What needs to be done ▸ Copy all entries without alteration and skip the pictures they hold.

Supplied entries ▸
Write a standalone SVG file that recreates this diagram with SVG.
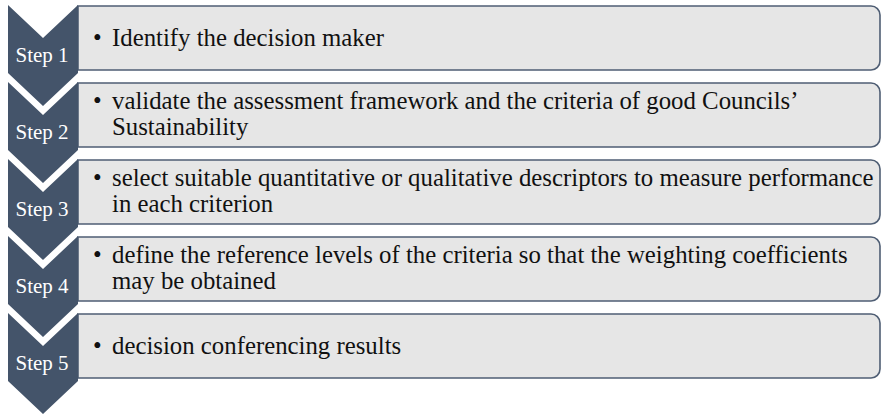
<svg xmlns="http://www.w3.org/2000/svg" width="882" height="415" viewBox="0 0 882 415">
  <style>
    .chev { fill: #44546a; }
    .box { fill: #e6e6e6; stroke: #4f5e74; stroke-width: 1.6; }
    .lbl { font-family: "Liberation Serif", "Times New Roman", serif; font-size: 21px; fill: #ffffff; text-anchor: middle; }
    .txt { font-family: "Liberation Serif", "Times New Roman", serif; font-size: 24.8px; fill: #111111; }
  </style>
  <rect width="882" height="415" fill="#ffffff"/>

  <!-- Step 1 -->
  <g id="step1">
    <path class="box" d="M78,6 H871 A9,9 0 0 1 880,15 V61 A9,9 0 0 1 871,70 H78 Z"/>
    <path class="chev" d="M8,5 L43,38 L78,5 L78,73 L43,106 L8,73 Z"/>
    <text class="lbl" x="42" y="62">Step 1</text>
    <text class="txt" x="93" y="46">•</text>
    <text class="txt" x="112" y="46">Identify the decision maker</text>
  </g>

  <!-- Step 2 -->
  <g id="step2">
    <path class="box" d="M78,83 H871 A9,9 0 0 1 880,92 V138 A9,9 0 0 1 871,147 H78 Z"/>
    <path class="chev" d="M8,82 L43,115 L78,82 L78,150 L43,183 L8,150 Z"/>
    <text class="lbl" x="42" y="139">Step 2</text>
    <text class="txt" x="93" y="109">•</text>
    <text class="txt" x="112" y="109">validate the assessment framework and the criteria of good Councils’</text>
    <text class="txt" x="112" y="135">Sustainability</text>
  </g>

  <!-- Step 3 -->
  <g id="step3">
    <path class="box" d="M78,160 H871 A9,9 0 0 1 880,169 V215 A9,9 0 0 1 871,224 H78 Z"/>
    <path class="chev" d="M8,159 L43,192 L78,159 L78,227 L43,260 L8,227 Z"/>
    <text class="lbl" x="42" y="216">Step 3</text>
    <text class="txt" x="93" y="186">•</text>
    <text class="txt" x="112" y="186">select suitable quantitative or qualitative descriptors to measure performance</text>
    <text class="txt" x="112" y="212">in each criterion</text>
  </g>

  <!-- Step 4 -->
  <g id="step4">
    <path class="box" d="M78,237 H871 A9,9 0 0 1 880,246 V292 A9,9 0 0 1 871,301 H78 Z"/>
    <path class="chev" d="M8,236 L43,269 L78,236 L78,304 L43,337 L8,304 Z"/>
    <text class="lbl" x="42" y="293">Step 4</text>
    <text class="txt" x="93" y="263">•</text>
    <text class="txt" x="112" y="263">define the reference levels of the criteria so that the weighting coefficients</text>
    <text class="txt" x="112" y="289">may be obtained</text>
  </g>

  <!-- Step 5 -->
  <g id="step5">
    <path class="box" d="M78,314 H871 A9,9 0 0 1 880,323 V369 A9,9 0 0 1 871,378 H78 Z"/>
    <path class="chev" d="M8,313 L43,346 L78,313 L78,381 L43,414 L8,381 Z"/>
    <text class="lbl" x="42" y="370">Step 5</text>
    <text class="txt" x="93" y="354">•</text>
    <text class="txt" x="112" y="354">decision conferencing results</text>
  </g>
</svg>
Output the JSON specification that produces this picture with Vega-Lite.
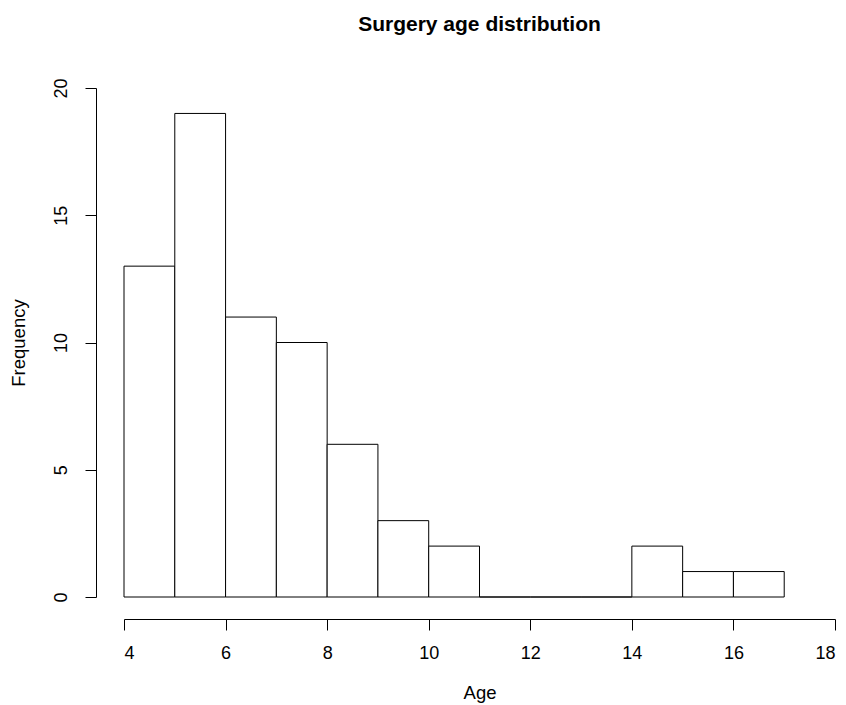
{
  "$schema": "https://vega.github.io/schema/vega-lite/v6.json",
  "autosize": "none",
  "width": 711,
  "height": 509,
  "padding": {"left": 124, "top": 88, "right": 11, "bottom": 108},
  "background": "white",
  "config": {
    "view": {"stroke": null},
    "font": "Liberation Sans"
  },
  "title": {
    "text": "Surgery age distribution",
    "font": "Liberation Sans",
    "fontSize": 21,
    "fontWeight": "bold",
    "color": "black",
    "anchor": "middle",
    "frame": "group",
    "offset": 43
  },
  "data": {
    "values": [
      {"start": 4, "end": 5, "count": 13},
      {"start": 5, "end": 6, "count": 19},
      {"start": 6, "end": 7, "count": 11},
      {"start": 7, "end": 8, "count": 10},
      {"start": 8, "end": 9, "count": 6},
      {"start": 9, "end": 10, "count": 3},
      {"start": 10, "end": 11, "count": 2},
      {"start": 11, "end": 12, "count": 0},
      {"start": 12, "end": 13, "count": 0},
      {"start": 13, "end": 14, "count": 0},
      {"start": 14, "end": 15, "count": 2},
      {"start": 15, "end": 16, "count": 1},
      {"start": 16, "end": 17, "count": 1}
    ]
  },
  "mark": {"type": "rect", "fill": "white", "stroke": "black", "strokeWidth": 1},
  "encoding": {
    "x": {
      "field": "start",
      "type": "quantitative",
      "scale": {"domain": [4, 18], "nice": false, "zero": false},
      "axis": {
        "title": "Age",
        "values": [4, 6, 8, 10, 12, 14, 16, 18],
        "grid": false,
        "offset": 22,
        "domainColor": "black",
        "tickColor": "black",
        "tickSize": 11,
        "labelFontSize": 18,
        "labelColor": "black",
        "labelPadding": 14,
        "titleFontSize": 18.5,
        "titleFontWeight": "normal",
        "titleColor": "black",
        "titlePadding": 21
      }
    },
    "x2": {"field": "end"},
    "y": {
      "field": "count",
      "type": "quantitative",
      "scale": {"domain": [0, 20], "nice": false},
      "axis": {
        "title": "Frequency",
        "values": [0, 5, 10, 15, 20],
        "grid": false,
        "offset": 28,
        "domainColor": "black",
        "tickColor": "black",
        "tickSize": 11,
        "labelAngle": -90,
        "labelAlign": "center",
        "labelBaseline": "bottom",
        "labelFontSize": 18,
        "labelColor": "black",
        "labelPadding": 15,
        "titleFontSize": 18.5,
        "titleFontWeight": "normal",
        "titleColor": "black",
        "titlePadding": 24
      }
    },
    "y2": {"datum": 0}
  }
}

Complete answer ▸
Write a standalone SVG file that recreates this diagram with SVG.
<svg xmlns="http://www.w3.org/2000/svg" width="882" height="415" viewBox="0 0 882 415">
  <style>
    .chev { fill: #44546a; }
    .box { fill: #e6e6e6; stroke: #4f5e74; stroke-width: 1.6; }
    .lbl { font-family: "Liberation Serif", "Times New Roman", serif; font-size: 21px; fill: #ffffff; text-anchor: middle; }
    .txt { font-family: "Liberation Serif", "Times New Roman", serif; font-size: 24.8px; fill: #111111; }
  </style>
  <rect width="882" height="415" fill="#ffffff"/>

  <!-- Step 1 -->
  <g id="step1">
    <path class="box" d="M78,6 H871 A9,9 0 0 1 880,15 V61 A9,9 0 0 1 871,70 H78 Z"/>
    <path class="chev" d="M8,5 L43,38 L78,5 L78,73 L43,106 L8,73 Z"/>
    <text class="lbl" x="42" y="62">Step 1</text>
    <text class="txt" x="93" y="46">•</text>
    <text class="txt" x="112" y="46">Identify the decision maker</text>
  </g>

  <!-- Step 2 -->
  <g id="step2">
    <path class="box" d="M78,83 H871 A9,9 0 0 1 880,92 V138 A9,9 0 0 1 871,147 H78 Z"/>
    <path class="chev" d="M8,82 L43,115 L78,82 L78,150 L43,183 L8,150 Z"/>
    <text class="lbl" x="42" y="139">Step 2</text>
    <text class="txt" x="93" y="109">•</text>
    <text class="txt" x="112" y="109">validate the assessment framework and the criteria of good Councils’</text>
    <text class="txt" x="112" y="135">Sustainability</text>
  </g>

  <!-- Step 3 -->
  <g id="step3">
    <path class="box" d="M78,160 H871 A9,9 0 0 1 880,169 V215 A9,9 0 0 1 871,224 H78 Z"/>
    <path class="chev" d="M8,159 L43,192 L78,159 L78,227 L43,260 L8,227 Z"/>
    <text class="lbl" x="42" y="216">Step 3</text>
    <text class="txt" x="93" y="186">•</text>
    <text class="txt" x="112" y="186">select suitable quantitative or qualitative descriptors to measure performance</text>
    <text class="txt" x="112" y="212">in each criterion</text>
  </g>

  <!-- Step 4 -->
  <g id="step4">
    <path class="box" d="M78,237 H871 A9,9 0 0 1 880,246 V292 A9,9 0 0 1 871,301 H78 Z"/>
    <path class="chev" d="M8,236 L43,269 L78,236 L78,304 L43,337 L8,304 Z"/>
    <text class="lbl" x="42" y="293">Step 4</text>
    <text class="txt" x="93" y="263">•</text>
    <text class="txt" x="112" y="263">define the reference levels of the criteria so that the weighting coefficients</text>
    <text class="txt" x="112" y="289">may be obtained</text>
  </g>

  <!-- Step 5 -->
  <g id="step5">
    <path class="box" d="M78,314 H871 A9,9 0 0 1 880,323 V369 A9,9 0 0 1 871,378 H78 Z"/>
    <path class="chev" d="M8,313 L43,346 L78,313 L78,381 L43,414 L8,381 Z"/>
    <text class="lbl" x="42" y="370">Step 5</text>
    <text class="txt" x="93" y="354">•</text>
    <text class="txt" x="112" y="354">decision conferencing results</text>
  </g>
</svg>
Output the JSON specification that produces this picture with Vega-Lite.
{
  "$schema": "https://vega.github.io/schema/vega-lite/v6.json",
  "autosize": "none",
  "width": 711,
  "height": 509,
  "padding": {"left": 124, "top": 88, "right": 11, "bottom": 108},
  "background": "white",
  "config": {
    "view": {"stroke": null},
    "font": "Liberation Sans"
  },
  "title": {
    "text": "Surgery age distribution",
    "font": "Liberation Sans",
    "fontSize": 21,
    "fontWeight": "bold",
    "color": "black",
    "anchor": "middle",
    "frame": "group",
    "offset": 43
  },
  "data": {
    "values": [
      {"start": 4, "end": 5, "count": 13},
      {"start": 5, "end": 6, "count": 19},
      {"start": 6, "end": 7, "count": 11},
      {"start": 7, "end": 8, "count": 10},
      {"start": 8, "end": 9, "count": 6},
      {"start": 9, "end": 10, "count": 3},
      {"start": 10, "end": 11, "count": 2},
      {"start": 11, "end": 12, "count": 0},
      {"start": 12, "end": 13, "count": 0},
      {"start": 13, "end": 14, "count": 0},
      {"start": 14, "end": 15, "count": 2},
      {"start": 15, "end": 16, "count": 1},
      {"start": 16, "end": 17, "count": 1}
    ]
  },
  "mark": {"type": "rect", "fill": "white", "stroke": "black", "strokeWidth": 1},
  "encoding": {
    "x": {
      "field": "start",
      "type": "quantitative",
      "scale": {"domain": [4, 18], "nice": false, "zero": false},
      "axis": {
        "title": "Age",
        "values": [4, 6, 8, 10, 12, 14, 16, 18],
        "grid": false,
        "offset": 22,
        "domainColor": "black",
        "tickColor": "black",
        "tickSize": 11,
        "labelFontSize": 18,
        "labelColor": "black",
        "labelPadding": 14,
        "titleFontSize": 18.5,
        "titleFontWeight": "normal",
        "titleColor": "black",
        "titlePadding": 21
      }
    },
    "x2": {"field": "end"},
    "y": {
      "field": "count",
      "type": "quantitative",
      "scale": {"domain": [0, 20], "nice": false},
      "axis": {
        "title": "Frequency",
        "values": [0, 5, 10, 15, 20],
        "grid": false,
        "offset": 28,
        "domainColor": "black",
        "tickColor": "black",
        "tickSize": 11,
        "labelAngle": -90,
        "labelAlign": "center",
        "labelBaseline": "bottom",
        "labelFontSize": 18,
        "labelColor": "black",
        "labelPadding": 15,
        "titleFontSize": 18.5,
        "titleFontWeight": "normal",
        "titleColor": "black",
        "titlePadding": 24
      }
    },
    "y2": {"datum": 0}
  }
}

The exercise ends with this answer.